Nearly one year after Operation Iraqi Freedom began, the founding fathers for a new Iraq are set to publish their first blueprint for constitutional government. One week before a Feb. 28 deadline, negotiators were deadlocked over key points of the "fundamental law" but resolved to keep their pledge.
The outstanding points cover the conduct of future elections, religious freedom, Kurdish autonomy, and control over oilfields. No matter how many late-night kabobs and marathon sessions council members endure, none of the contentious issues is likely to be settled easily.
"It is fair to say that negotiations are complex, but at the same time we are confident we will meet the deadline we have set," said Qubad Talabani, spokesman for Iraqi Governing Council member Jalal Talabani.
As rotating president of the council, Mr. Talabani signed with U.S. administrator L. Paul Bremer the agreement of last Nov. 15 that set a timetable for new government and guarantees "certain basic rights" during the transition period-including freedom of speech, press, and religion-which will govern Iraq's affairs until a permanent government takes effect by the end of next year.
In the final days of negotiation, council members were divided between two drafts: a proposal offered by Iraqi Independent Democrats leader Adnan Pachachi and one by Kurdish members largely representing factions outlawed under Saddam Hussein. The two drafts differ over how to define religious freedom, how public revenues are divided between central and provincial governments, and how much control the central government will have over the oil industry.

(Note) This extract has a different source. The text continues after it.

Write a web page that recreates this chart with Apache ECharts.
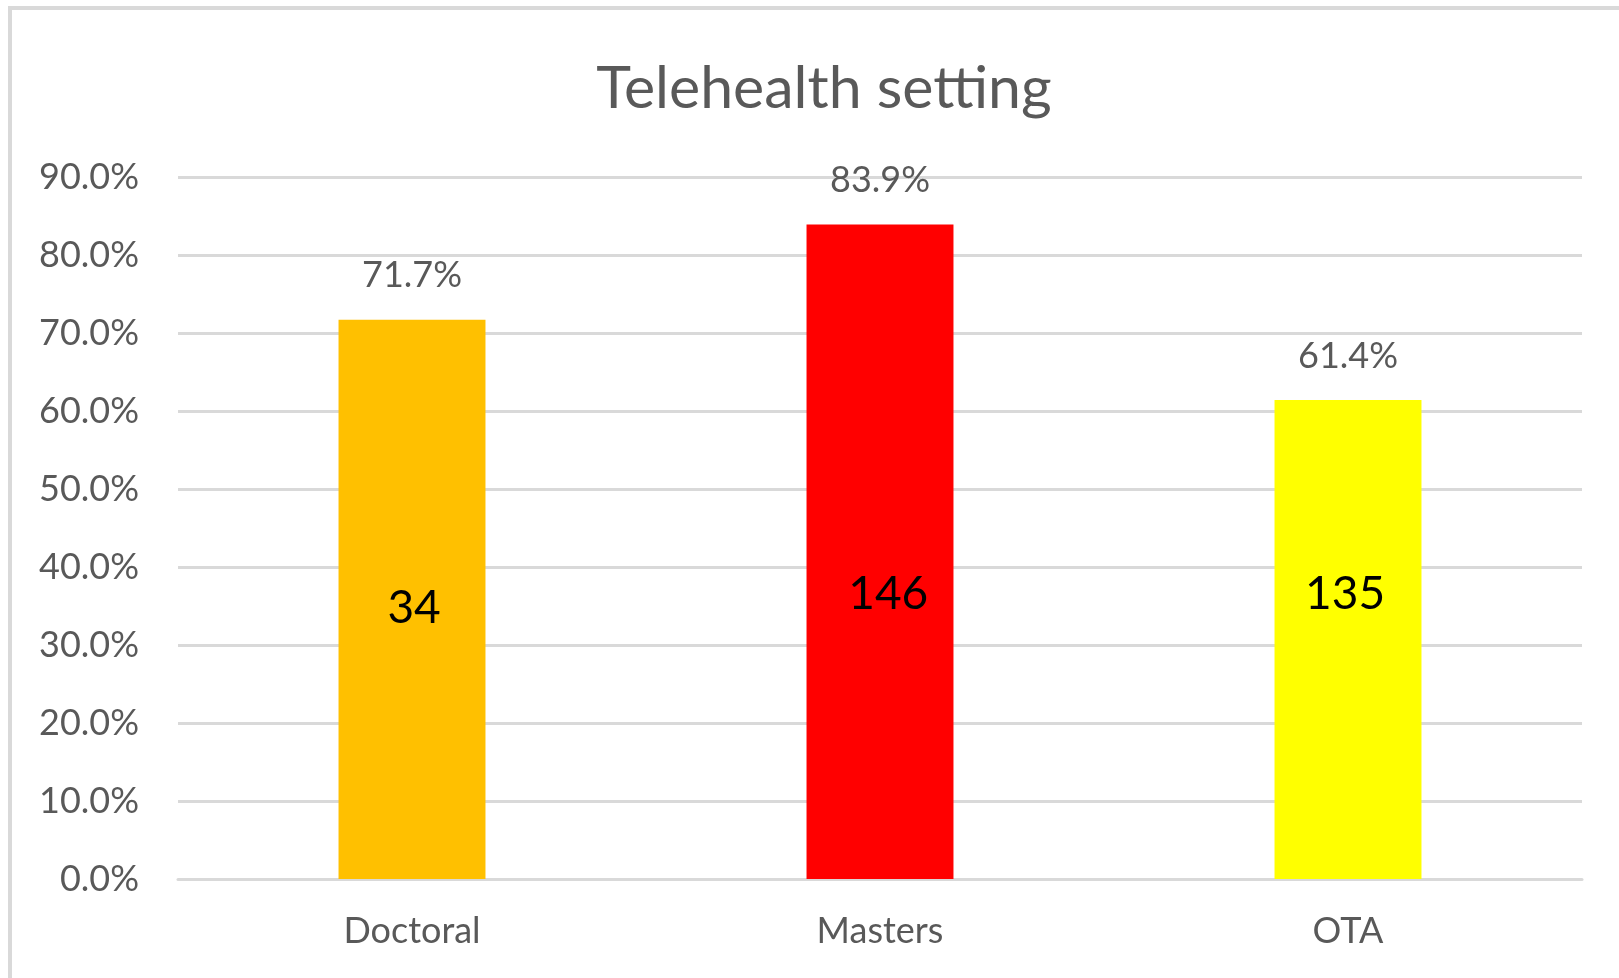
<!DOCTYPE html>
<html>
<head>
<meta charset="utf-8">
<script src="https://cdn.jsdelivr.net/npm/echarts@6/dist/echarts.min.js"></script>
<style>
  html, body { margin: 0; padding: 0; background: #fff; overflow: hidden; }
  #frame { position: absolute; left: 8px; top: 6px; width: 1700px; height: 1100px; border: 4px solid #d9d9d9; }
  #chart { position: absolute; left: 0; top: 0; width: 1619px; height: 978px; }
</style>
</head>
<body>
<div id="frame"></div>
<div id="chart"></div>
<script>
const categories = ['Doctoral', 'Masters', 'OTA']
const shares = [0.717, 0.839, 0.614]
const counts = [34, 146, 135]
const barColors = ['#FFC000', '#FF0000', '#FFFF00']
// where the count sits inside each bar (percent of bar width / height)
const countPos = [['51.4%', '51.6%'], ['55.6%', '56.5%'], ['48%', '40.5%']]

const font = 'Lato, "Open Sans", sans-serif'
const grey = '#595959'

const chart = echarts.init(document.getElementById('chart'))
const option = {
  animation: false,
  title: {
    text: 'Telehealth setting',
    left: 819,
    textAlign: 'center',
    top: 54,
    textStyle: { fontFamily: font, fontSize: 59, fontWeight: 'normal', color: grey }
  },
  grid: { // 调整图表位置
    left: 178,
    right: 37,
    top: 177,
    bottom: 99
  },
  xAxis: {
    type: 'category',
    data: categories,
    axisLine: { lineStyle: { color: '#d9d9d9', width: 3 } },
    axisTick: { show: false },
    axisLabel: { color: grey, fontFamily: font, fontSize: 36, margin: 34 }
  },
  yAxis: {
    type: 'value',
    min: 0,
    max: 0.9,
    interval: 0.1,
    axisLine: { show: false },
    axisTick: { show: false },
    splitLine: { lineStyle: { color: '#d9d9d9', width: 3 } },
    axisLabel: {
      color: grey, fontFamily: font, fontSize: 36, margin: 39,
      formatter: v => (v * 100).toFixed(1) + '%'
    }
  },
  series: [
    {
      name: 'share',
      type: 'bar',
      barWidth: '31.4%',
      data: shares.map((v, i) => ({ value: v, itemStyle: { color: barColors[i] } })),
      label: {
        show: true,
        position: 'top',
        distance: 26,
        color: grey,
        fontFamily: font,
        fontSize: 36,
        formatter: p => (p.value * 100).toFixed(1) + '%'
      }
    },
    {
      name: 'count',
      type: 'bar',
      barWidth: '31.4%',
      barGap: '-100%',
      silent: true,
      itemStyle: { color: 'transparent' },
      data: shares.map((v, i) => ({
        value: v,
        label: {
          show: true,
          position: countPos[i],
          align: 'center',
          verticalAlign: 'middle',
          color: '#000',
          fontFamily: font,
          fontSize: 46,
          formatter: () => String(counts[i])
        }
      }))
    }
  ]
}
chart.setOption(option)
window.addEventListener('resize', () => {
  chart.resize()
})
</script>
</body>
</html>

On the important question of religious freedom, the agreement stipulates that the constitution "will also respect the Islamic identity of the majority of the Iraqi people, while providing guarantees of religious freedom for all Iraqis." While those words may sound sweet to religious-freedom advocates, they have proved highly debatable. Shiite and Sunni members of the council are under pressure from the radical wings of their constituencies to draft a constitution that will impose Islam as the state religion and Shariah, the Islamic code of conduct, as the basis for civil law.
Leading Shiite cleric Ayatollah Ali Sistani has prodded thousands of Muslims into the streets not only to protest the existing plan for elections but also to contest constitutional language diluting the clerics' power over state affairs. Mr. Bremer, having said he might allow for a system containing Shariah, suggested on Feb. 16 that he will veto a draft constitution with Shariah as its basis. "Our position is clear," he told an audience of Iraqi women at a human-rights gathering in Shiite-dominated Karbala. "It can't be law until I sign it." He said he would allow mention of Shariah as "a source of inspiration for the law."
His position has support among Muslims on the council. "Islam will not be the only source for law," said Mr. Talabani's spokesman, who is also his son. "We are hoping to separate as much as we can religion and the state." Mr. Talabani said he believes there is a developing "consensus among the governing council that this is the direction we must go."
In Washington, human-rights activists say that sort of consensus will be meaningless without stronger language to protect individual rights.
Kuwait's constitution, for example, guarantees rights for women, yet women cannot vote because leading clerics have issued fatwas, or religious decrees, preventing it. "The antidote for Shariah is an individual right of religious freedom," said Nina Shea, director of the Freedom House Center for Religious Freedom and a member of the U.S. Commission on International Religious Freedom. Ms. Shea and others met with members of the National Security Council leading up to the deadline to press for individual-rights language.
Members of Congress increased lobbying efforts, too. A Feb. 10 letter from Sens. Rick Santorum (R-Pa.), Lindsey Graham (R-S.C.), Joe Lieberman (D-Conn.), and Sam Brownback (R-Kan.) to National Security Adviser Condoleezza Rice complained that a clause protecting "other religions" offers only communal safety: "This provision allows an interpretation reflecting the all-too-common, stunted concept of religion in which members of congregations may attend worship services but could be arrested for carrying a Bible, wearing a cross, or operating a religious school or hospital."
The potential for religious conflict was underscored on Feb. 14, when four Baptist pastors from the United States traveling south of Baghdad came under attack. Insurgents, riding in a car behind the Americans, sprayed their vehicle with bullets, killing John Kelley, 48, a Baptist pastor from Rhode Island, and wounding three other American clergymen.
An Iraqi Baptist pastor in Baghdad told WORLD the group was traveling on what is locally called the "Babylon Road," having ordained a local pastor to start a new church south of the capital. They had been in Iraq for nearly two weeks. Constitutional law in Iraq is a first step to eliminating that sort of violence. How the constitution is worded, however, will determine whether the rule of law applies when Christians and other minorities are attacked.